Some organizations are finding innovative ways to embed inclusive practices into their core operations, while others are developing new frameworks for measuring the impact of their culture initiatives. For instance, I'm seeing sales teams restructure their account planning to deliberately bring in diverse perspectives, leading to more innovative client solutions. Engineering teams are reimagining their design processes to include input from a broader range of user experiences. Marketing departments are integrating cultural competency into their core strategic planning rather than treating it as a separate initiative.
Most striking are the organizations measuring these efforts through concrete business metrics: improved customer satisfaction scores, increased market share in new segments, faster problem-solving in product development, and higher employee retention rates among top performers. They're finding that diverse teams make better decisions not because it's a political stance, but because multiple perspectives lead to more thorough analysis and creative solutions.

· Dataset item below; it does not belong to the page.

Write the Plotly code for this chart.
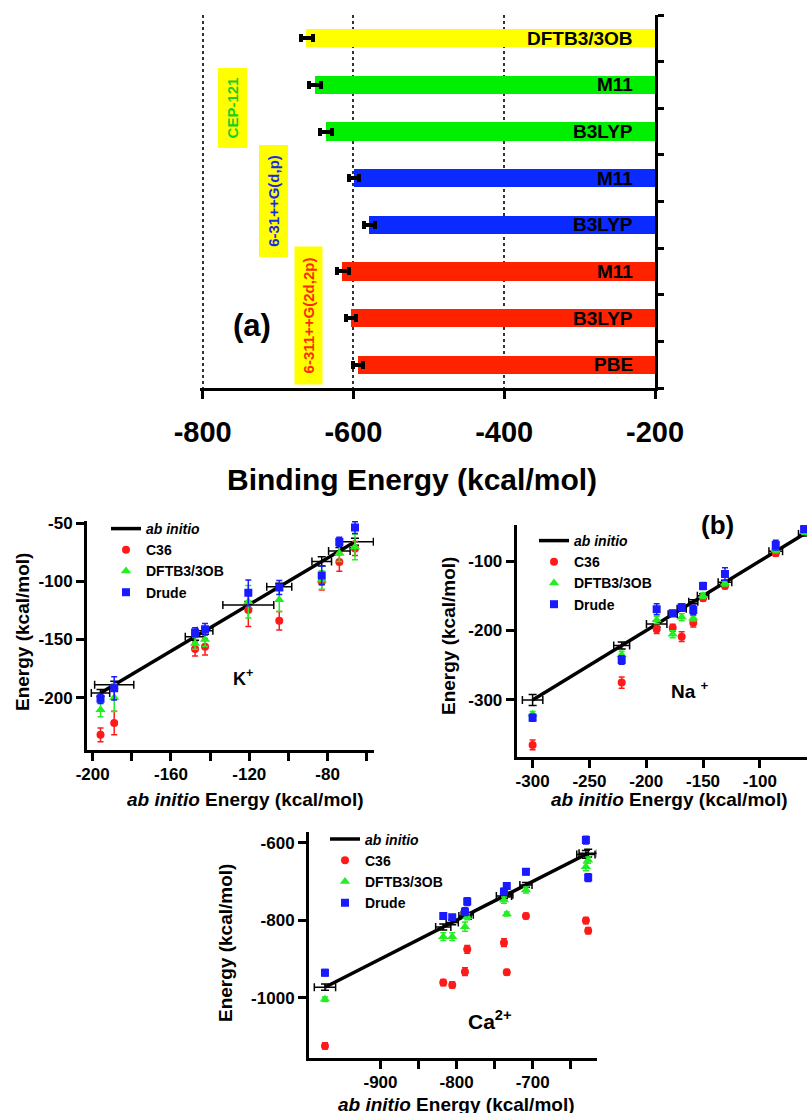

The common thread? A focus on tangible business outcomes rather than ideological positions. These organizations aren't just talking about inclusion – they're leveraging it as a competitive advantage in ways that can be measured and replicated.
The Path Forward
As federal agencies begin their 60-day countdown to eliminate DEI positions, private sector leaders face their own inflection point. But the most successful responses I'm seeing aren't reactive – they're thoughtfully strategic.
The organizations that will thrive in this new environment are those that can articulate how their culture initiatives drive business performance. They're moving past the political debate to focus on what actually works.
Through dozens of conversations with leaders navigating this shift, one thing has become clear: we're not just witnessing a policy change – we're seeing a fundamental reimagining of how organizations build high-performing cultures. The future belongs to leaders who can navigate this transformation while keeping focus on what matters: building organizations where both people and performance can thrive.
This isn't just about maintaining or eliminating programs – it's about building something better. In every crisis lies opportunity, and right now, American business has an opportunity to redefine what truly drives organizational excellence.